[Start]

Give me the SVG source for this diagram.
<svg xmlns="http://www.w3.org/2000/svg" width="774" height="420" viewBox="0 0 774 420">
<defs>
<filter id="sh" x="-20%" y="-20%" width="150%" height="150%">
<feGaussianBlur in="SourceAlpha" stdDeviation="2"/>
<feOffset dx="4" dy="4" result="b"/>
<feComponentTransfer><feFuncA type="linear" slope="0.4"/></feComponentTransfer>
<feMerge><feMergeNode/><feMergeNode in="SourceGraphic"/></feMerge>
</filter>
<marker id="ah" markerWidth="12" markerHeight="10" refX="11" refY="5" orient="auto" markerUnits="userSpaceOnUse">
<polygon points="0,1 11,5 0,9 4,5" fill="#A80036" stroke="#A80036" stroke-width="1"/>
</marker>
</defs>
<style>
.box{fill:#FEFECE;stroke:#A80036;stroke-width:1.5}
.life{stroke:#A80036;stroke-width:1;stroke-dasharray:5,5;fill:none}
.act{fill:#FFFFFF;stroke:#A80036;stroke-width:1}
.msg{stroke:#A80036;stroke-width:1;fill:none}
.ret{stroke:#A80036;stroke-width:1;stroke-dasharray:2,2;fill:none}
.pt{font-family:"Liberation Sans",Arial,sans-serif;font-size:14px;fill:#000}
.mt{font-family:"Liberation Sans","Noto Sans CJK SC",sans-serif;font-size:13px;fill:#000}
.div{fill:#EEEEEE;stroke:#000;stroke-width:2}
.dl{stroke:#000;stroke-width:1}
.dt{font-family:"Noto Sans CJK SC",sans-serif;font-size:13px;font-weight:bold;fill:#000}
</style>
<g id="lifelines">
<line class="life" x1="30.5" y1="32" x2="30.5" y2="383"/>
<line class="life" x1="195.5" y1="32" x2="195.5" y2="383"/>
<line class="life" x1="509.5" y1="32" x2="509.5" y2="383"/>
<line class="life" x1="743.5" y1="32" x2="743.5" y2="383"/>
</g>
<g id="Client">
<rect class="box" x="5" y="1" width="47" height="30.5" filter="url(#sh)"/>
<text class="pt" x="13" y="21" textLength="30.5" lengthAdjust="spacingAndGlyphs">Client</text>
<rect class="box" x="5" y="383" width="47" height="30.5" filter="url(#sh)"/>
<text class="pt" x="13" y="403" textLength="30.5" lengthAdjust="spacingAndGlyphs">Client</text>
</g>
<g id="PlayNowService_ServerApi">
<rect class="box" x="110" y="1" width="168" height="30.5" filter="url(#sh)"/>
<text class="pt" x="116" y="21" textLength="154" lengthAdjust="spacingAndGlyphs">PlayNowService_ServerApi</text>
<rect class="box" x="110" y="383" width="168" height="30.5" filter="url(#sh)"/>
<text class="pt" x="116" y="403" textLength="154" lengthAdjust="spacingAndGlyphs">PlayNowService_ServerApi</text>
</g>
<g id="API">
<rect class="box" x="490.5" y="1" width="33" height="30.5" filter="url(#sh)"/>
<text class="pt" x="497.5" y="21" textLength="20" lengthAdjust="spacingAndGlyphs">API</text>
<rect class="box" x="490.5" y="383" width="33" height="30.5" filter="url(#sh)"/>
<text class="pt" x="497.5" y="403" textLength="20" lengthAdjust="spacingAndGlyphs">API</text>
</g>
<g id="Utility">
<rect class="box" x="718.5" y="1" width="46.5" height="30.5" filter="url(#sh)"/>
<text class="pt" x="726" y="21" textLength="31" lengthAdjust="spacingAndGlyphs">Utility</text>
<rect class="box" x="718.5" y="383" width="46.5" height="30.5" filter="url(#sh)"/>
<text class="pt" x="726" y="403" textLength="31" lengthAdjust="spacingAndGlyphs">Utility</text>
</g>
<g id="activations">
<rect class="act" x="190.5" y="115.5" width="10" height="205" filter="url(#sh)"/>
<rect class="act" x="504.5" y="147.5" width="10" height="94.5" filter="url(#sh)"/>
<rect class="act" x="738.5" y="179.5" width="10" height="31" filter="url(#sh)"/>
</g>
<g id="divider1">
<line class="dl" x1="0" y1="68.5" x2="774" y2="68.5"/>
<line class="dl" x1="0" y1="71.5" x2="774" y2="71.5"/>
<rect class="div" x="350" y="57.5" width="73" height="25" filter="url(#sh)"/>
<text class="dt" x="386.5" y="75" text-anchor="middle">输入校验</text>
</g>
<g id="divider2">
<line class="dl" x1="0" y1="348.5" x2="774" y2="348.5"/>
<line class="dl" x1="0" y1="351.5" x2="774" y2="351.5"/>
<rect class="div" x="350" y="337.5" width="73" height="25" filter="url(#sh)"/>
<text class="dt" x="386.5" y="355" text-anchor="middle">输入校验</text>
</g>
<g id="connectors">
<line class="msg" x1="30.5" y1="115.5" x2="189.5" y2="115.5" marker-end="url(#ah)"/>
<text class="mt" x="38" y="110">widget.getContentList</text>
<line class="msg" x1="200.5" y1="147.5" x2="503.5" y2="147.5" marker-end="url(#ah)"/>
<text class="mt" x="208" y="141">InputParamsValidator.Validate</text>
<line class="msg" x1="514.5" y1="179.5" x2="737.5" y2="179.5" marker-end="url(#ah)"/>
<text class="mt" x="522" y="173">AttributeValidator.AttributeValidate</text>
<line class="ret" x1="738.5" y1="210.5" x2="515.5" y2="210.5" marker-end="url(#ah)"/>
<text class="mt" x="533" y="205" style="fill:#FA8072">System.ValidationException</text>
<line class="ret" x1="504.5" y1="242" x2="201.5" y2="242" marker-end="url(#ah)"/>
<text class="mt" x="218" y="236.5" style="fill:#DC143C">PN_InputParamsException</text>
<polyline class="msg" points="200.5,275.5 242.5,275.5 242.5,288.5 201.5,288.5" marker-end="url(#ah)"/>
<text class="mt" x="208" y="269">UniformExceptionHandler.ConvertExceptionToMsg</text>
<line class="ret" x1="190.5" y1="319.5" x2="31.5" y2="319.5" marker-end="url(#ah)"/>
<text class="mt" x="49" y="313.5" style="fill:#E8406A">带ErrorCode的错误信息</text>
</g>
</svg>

[End]

- **Objective**: Make an exact copy of the material above.

- **Task answer**:
Give me the SVG source for this diagram.
<svg xmlns="http://www.w3.org/2000/svg" width="774" height="420" viewBox="0 0 774 420">
<defs>
<filter id="sh" x="-20%" y="-20%" width="150%" height="150%">
<feGaussianBlur in="SourceAlpha" stdDeviation="2"/>
<feOffset dx="4" dy="4" result="b"/>
<feComponentTransfer><feFuncA type="linear" slope="0.4"/></feComponentTransfer>
<feMerge><feMergeNode/><feMergeNode in="SourceGraphic"/></feMerge>
</filter>
<marker id="ah" markerWidth="12" markerHeight="10" refX="11" refY="5" orient="auto" markerUnits="userSpaceOnUse">
<polygon points="0,1 11,5 0,9 4,5" fill="#A80036" stroke="#A80036" stroke-width="1"/>
</marker>
</defs>
<style>
.box{fill:#FEFECE;stroke:#A80036;stroke-width:1.5}
.life{stroke:#A80036;stroke-width:1;stroke-dasharray:5,5;fill:none}
.act{fill:#FFFFFF;stroke:#A80036;stroke-width:1}
.msg{stroke:#A80036;stroke-width:1;fill:none}
.ret{stroke:#A80036;stroke-width:1;stroke-dasharray:2,2;fill:none}
.pt{font-family:"Liberation Sans",Arial,sans-serif;font-size:14px;fill:#000}
.mt{font-family:"Liberation Sans","Noto Sans CJK SC",sans-serif;font-size:13px;fill:#000}
.div{fill:#EEEEEE;stroke:#000;stroke-width:2}
.dl{stroke:#000;stroke-width:1}
.dt{font-family:"Noto Sans CJK SC",sans-serif;font-size:13px;font-weight:bold;fill:#000}
</style>
<g id="lifelines">
<line class="life" x1="30.5" y1="32" x2="30.5" y2="383"/>
<line class="life" x1="195.5" y1="32" x2="195.5" y2="383"/>
<line class="life" x1="509.5" y1="32" x2="509.5" y2="383"/>
<line class="life" x1="743.5" y1="32" x2="743.5" y2="383"/>
</g>
<g id="Client">
<rect class="box" x="5" y="1" width="47" height="30.5" filter="url(#sh)"/>
<text class="pt" x="13" y="21" textLength="30.5" lengthAdjust="spacingAndGlyphs">Client</text>
<rect class="box" x="5" y="383" width="47" height="30.5" filter="url(#sh)"/>
<text class="pt" x="13" y="403" textLength="30.5" lengthAdjust="spacingAndGlyphs">Client</text>
</g>
<g id="PlayNowService_ServerApi">
<rect class="box" x="110" y="1" width="168" height="30.5" filter="url(#sh)"/>
<text class="pt" x="116" y="21" textLength="154" lengthAdjust="spacingAndGlyphs">PlayNowService_ServerApi</text>
<rect class="box" x="110" y="383" width="168" height="30.5" filter="url(#sh)"/>
<text class="pt" x="116" y="403" textLength="154" lengthAdjust="spacingAndGlyphs">PlayNowService_ServerApi</text>
</g>
<g id="API">
<rect class="box" x="490.5" y="1" width="33" height="30.5" filter="url(#sh)"/>
<text class="pt" x="497.5" y="21" textLength="20" lengthAdjust="spacingAndGlyphs">API</text>
<rect class="box" x="490.5" y="383" width="33" height="30.5" filter="url(#sh)"/>
<text class="pt" x="497.5" y="403" textLength="20" lengthAdjust="spacingAndGlyphs">API</text>
</g>
<g id="Utility">
<rect class="box" x="718.5" y="1" width="46.5" height="30.5" filter="url(#sh)"/>
<text class="pt" x="726" y="21" textLength="31" lengthAdjust="spacingAndGlyphs">Utility</text>
<rect class="box" x="718.5" y="383" width="46.5" height="30.5" filter="url(#sh)"/>
<text class="pt" x="726" y="403" textLength="31" lengthAdjust="spacingAndGlyphs">Utility</text>
</g>
<g id="activations">
<rect class="act" x="190.5" y="115.5" width="10" height="205" filter="url(#sh)"/>
<rect class="act" x="504.5" y="147.5" width="10" height="94.5" filter="url(#sh)"/>
<rect class="act" x="738.5" y="179.5" width="10" height="31" filter="url(#sh)"/>
</g>
<g id="divider1">
<line class="dl" x1="0" y1="68.5" x2="774" y2="68.5"/>
<line class="dl" x1="0" y1="71.5" x2="774" y2="71.5"/>
<rect class="div" x="350" y="57.5" width="73" height="25" filter="url(#sh)"/>
<text class="dt" x="386.5" y="75" text-anchor="middle">输入校验</text>
</g>
<g id="divider2">
<line class="dl" x1="0" y1="348.5" x2="774" y2="348.5"/>
<line class="dl" x1="0" y1="351.5" x2="774" y2="351.5"/>
<rect class="div" x="350" y="337.5" width="73" height="25" filter="url(#sh)"/>
<text class="dt" x="386.5" y="355" text-anchor="middle">输入校验</text>
</g>
<g id="connectors">
<line class="msg" x1="30.5" y1="115.5" x2="189.5" y2="115.5" marker-end="url(#ah)"/>
<text class="mt" x="38" y="110">widget.getContentList</text>
<line class="msg" x1="200.5" y1="147.5" x2="503.5" y2="147.5" marker-end="url(#ah)"/>
<text class="mt" x="208" y="141">InputParamsValidator.Validate</text>
<line class="msg" x1="514.5" y1="179.5" x2="737.5" y2="179.5" marker-end="url(#ah)"/>
<text class="mt" x="522" y="173">AttributeValidator.AttributeValidate</text>
<line class="ret" x1="738.5" y1="210.5" x2="515.5" y2="210.5" marker-end="url(#ah)"/>
<text class="mt" x="533" y="205" style="fill:#FA8072">System.ValidationException</text>
<line class="ret" x1="504.5" y1="242" x2="201.5" y2="242" marker-end="url(#ah)"/>
<text class="mt" x="218" y="236.5" style="fill:#DC143C">PN_InputParamsException</text>
<polyline class="msg" points="200.5,275.5 242.5,275.5 242.5,288.5 201.5,288.5" marker-end="url(#ah)"/>
<text class="mt" x="208" y="269">UniformExceptionHandler.ConvertExceptionToMsg</text>
<line class="ret" x1="190.5" y1="319.5" x2="31.5" y2="319.5" marker-end="url(#ah)"/>
<text class="mt" x="49" y="313.5" style="fill:#E8406A">带ErrorCode的错误信息</text>
</g>
</svg>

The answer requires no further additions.